| STATED EXERCISE |
Leaving out all pictures, reproduce the entries below exactly, from the first line through the line that contains "const hpv16183145 = [11.3, 15.2, 41.3];".

| RECORDS FOR THE TASK |
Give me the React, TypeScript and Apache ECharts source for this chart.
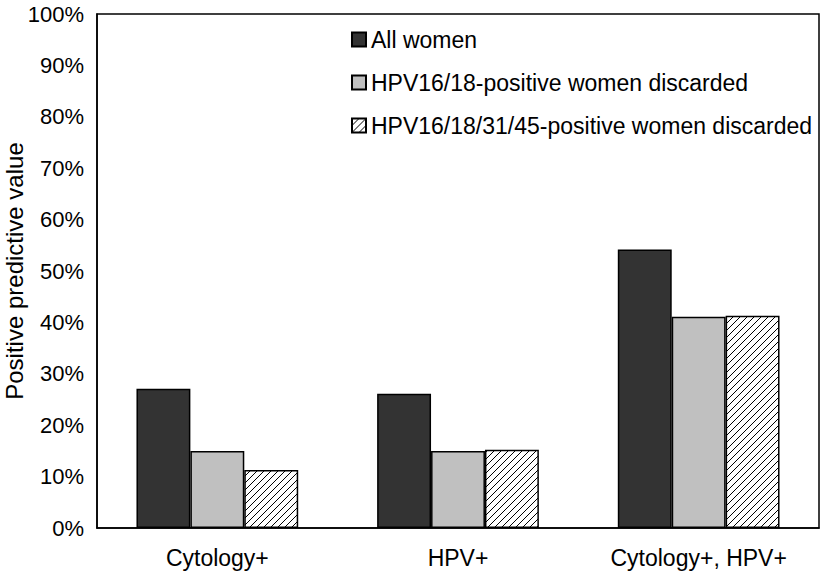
import React, { useEffect, useRef } from "react";
import * as echarts from "echarts";

const categories = ["Cytology+", "HPV+", "Cytology+, HPV+"];
const seriesNames = [
  "All women",
  "HPV16/18-positive women discarded",
  "HPV16/18/31/45-positive women discarded",
];
const allWomen = [27.1, 26.1, 54.2];
const hpv1618 = [15.0, 15.0, 41.1];
const hpv16183145 = [11.3, 15.2, 41.3];

function makeHatch(): HTMLCanvasElement {
  const s = 7;
  const c = document.createElement("canvas");
  c.width = s;
  c.height = s;
  const ctx = c.getContext("2d")!;
  ctx.fillStyle = "#ffffff";
  ctx.fillRect(0, 0, s, s);
  ctx.strokeStyle = "#000000";
  ctx.lineWidth = 1;
  ctx.beginPath();
  ctx.moveTo(0, s);
  ctx.lineTo(s, 0);
  ctx.moveTo(-1, 1);
  ctx.lineTo(1, -1);
  ctx.moveTo(s - 1, s + 1);
  ctx.lineTo(s + 1, s - 1);
  ctx.stroke();
  return c;
}

export default function App() {
  const ref = useRef<HTMLDivElement>(null);
  useEffect(() => {
    document.body.style.margin = "0";
    const chart = echarts.init(ref.current!, null, { renderer: "svg" });
    const font = "'Liberation Sans', Arial, sans-serif";
    const hatch = { image: makeHatch(), repeat: "repeat" } as any;
    const barStyle = (color: any) => ({
      color,
      borderColor: "#000",
      borderWidth: 1.5,
    });
    chart.setOption({
      animation: false,
      backgroundColor: "#fff",
      textStyle: { fontFamily: font },
      grid: {
        left: 97,
        right: 7,
        top: 14,
        bottom: 47,
        outerBoundsMode: "none",
        containLabel: false,
        show: true,
        borderColor: "#000",
        borderWidth: 1.5,
      },
      legend: {
        orient: "vertical",
        left: 351,
        top: 28,
        padding: 0,
        itemWidth: 14,
        itemHeight: 14,
        itemGap: 20,
        icon: "rect",
        textStyle: { fontSize: 23, color: "#000", fontFamily: font },
        data: seriesNames,
      },
      xAxis: {
        type: "category",
        data: categories,
        axisLine: { lineStyle: { color: "#000", width: 1.5 } },
        axisTick: { show: false },
        axisLabel: { color: "#000", fontSize: 23, margin: 18, fontFamily: font },
      },
      yAxis: {
        type: "value",
        min: 0,
        max: 100,
        interval: 10,
        name: "Positive predictive value",
        nameLocation: "middle",
        nameGap: 71,
        nameMoveOverlap: false,
        nameTextStyle: { fontSize: 24, color: "#000", fontFamily: font },
        axisLine: { show: true, lineStyle: { color: "#000", width: 1.5 } },
        axisTick: { show: false },
        splitLine: { show: false },
        axisLabel: {
          color: "#000",
          fontSize: 22,
          margin: 13,
          formatter: "{value}%",
          fontFamily: font,
        },
      },
      series: [
        {
          name: seriesNames[0],
          type: "bar",
          data: allWomen,
          barWidth: "22.4%",
          barGap: "0%",
          itemStyle: barStyle("#333333"),
        },
        {
          name: seriesNames[1],
          type: "bar",
          data: hpv1618,
          barWidth: "22.4%",
          barGap: "0%",
          itemStyle: barStyle("#c0c0c0"),
        },
        {
          name: seriesNames[2],
          type: "bar",
          data: hpv16183145,
          barWidth: "22.4%",
          barGap: "0%",
          itemStyle: barStyle(hatch),
        },
      ],
    });
    return () => chart.dispose();
  }, []);
  return <div ref={ref} style={{ width: 826, height: 575 }} />;
}
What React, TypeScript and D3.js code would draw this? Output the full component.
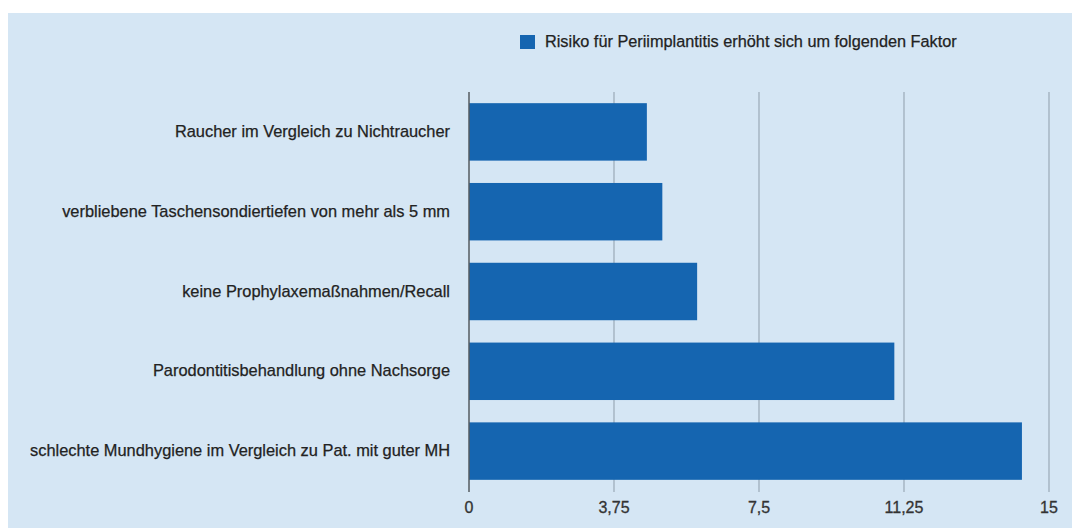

| WRITTEN RESPONSE |
Give me the React, TypeScript and Apache ECharts source for this chart.
import React, { useEffect, useRef } from "react";
import * as echarts from "echarts";

const categories = ["Cytology+", "HPV+", "Cytology+, HPV+"];
const seriesNames = [
  "All women",
  "HPV16/18-positive women discarded",
  "HPV16/18/31/45-positive women discarded",
];
const allWomen = [27.1, 26.1, 54.2];
const hpv1618 = [15.0, 15.0, 41.1];
const hpv16183145 = [11.3, 15.2, 41.3];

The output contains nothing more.